2. Bila yang demikian itu adalah baik, niscaya mereka akan lebih dahulu melakukannya.
3. Seutama-utama shahabat adalah Abu Bakr, kemudian ‘Umar, kemudian ‘Utsman dan ‘Ali radhiyallahu‘ anhu. Rasulullah shallallahu alaihi wa sallam bahkan telah mempersaksikan mereka menjadi penghuni surga. Namun tidak ada seorangpun dari kalangan shahabat atau tabi’in yang melakukan amalan tersebut (yaitu bertabarruk) kepada tokoh-tokoh shahabat itu.

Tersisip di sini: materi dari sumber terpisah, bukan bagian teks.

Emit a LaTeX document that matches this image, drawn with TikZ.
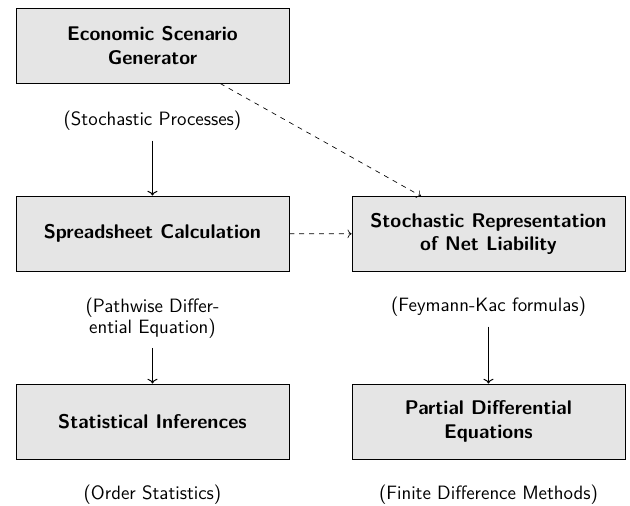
\documentclass[tikz,border=0pt]{standalone}
\usepackage{tikz}
\usetikzlibrary{arrows.meta,positioning}
\tikzset{
    semithick,
    box/.style = {rectangle, draw, fill=gray!20, minimum width=5.815cm, minimum height=1.6cm, align=center, font=\large\sffamily\bfseries, thin},
    note/.style = {font=\fontsize{11.7}{12.4}\selectfont\sffamily, align=center},
    flow/.style = {->, semithick, shorten <=2.5pt},
    link/.style = {->, dashed, thin}
}

\begin{document}
\begin{tikzpicture}
      \useasboundingbox (0,0) rectangle (13.42,-10.76);

      \node[box] (esg) at (3.248, -0.969) {Economic Scenario\\Generator};
      \node[note] (stoch) at (3.248, -2.577) {(Stochastic Processes)};

      \node[box] (sheet) at (3.248, -4.974) {Spreadsheet Calculation};
      \node[note] (pathwise) at (3.248, -6.773) {(Pathwise Differ-\\ential Equation)};

      \node[box] (repr) at (10.405, -4.984) {Stochastic Representation\\of Net Liability};
      \node[note] (fk) at (10.405, -6.539) {(Feymann-Kac formulas)};

      \node[box] (infer) at (3.248, -8.978) {Statistical Inferences};
      \node[note] (order) at (3.248, -10.544) {(Order Statistics)};

      \node[box] (pde) at (10.405, -8.978) {Partial Differential\\Equations};
      \node[note] (fdm) at (10.405, -10.544) {(Finite Difference Methods)};

      \draw[flow] (stoch) -- (sheet);
      \draw[flow] (pathwise) -- (infer);
      \draw[flow] (fk) -- (pde);

      \draw[link] (esg) -- (repr);
      \draw[link] (sheet) -- (repr);
\end{tikzpicture}
\end{document}
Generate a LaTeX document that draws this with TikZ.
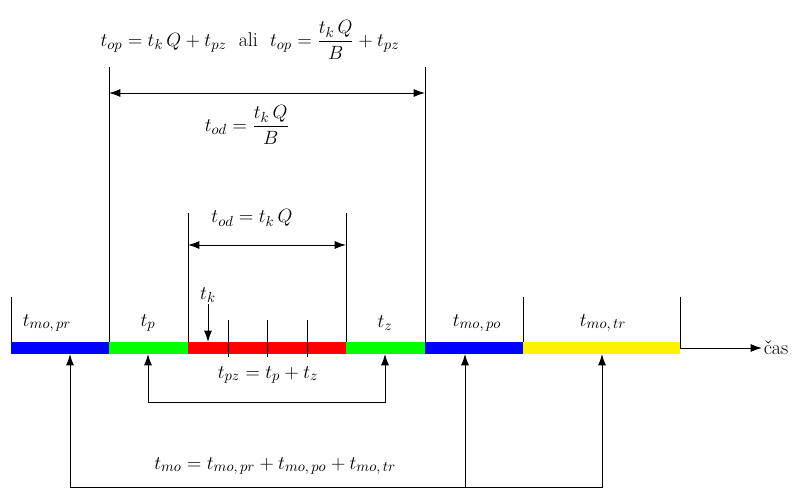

Begitu juga tidak pernah dilakukan oleh generasi tabi’in kepada ahli ilmu dan ulama di masa mereka.
4. Tidak boleh mengqiyaskan (menyamakan) kedudukan Rasulullah shallallahu alaihi wa sallam dengan seorangpun dari umat ini.
5. Rasulullah shallallahu alaihi wa sallam memiliki kekhususan-kekhususan yang orang lain tidak memilikinya.
6. Melarang yang demikian ini dimaksudkan sebagai cara untuk menutup pintu-pintu kesyirikan.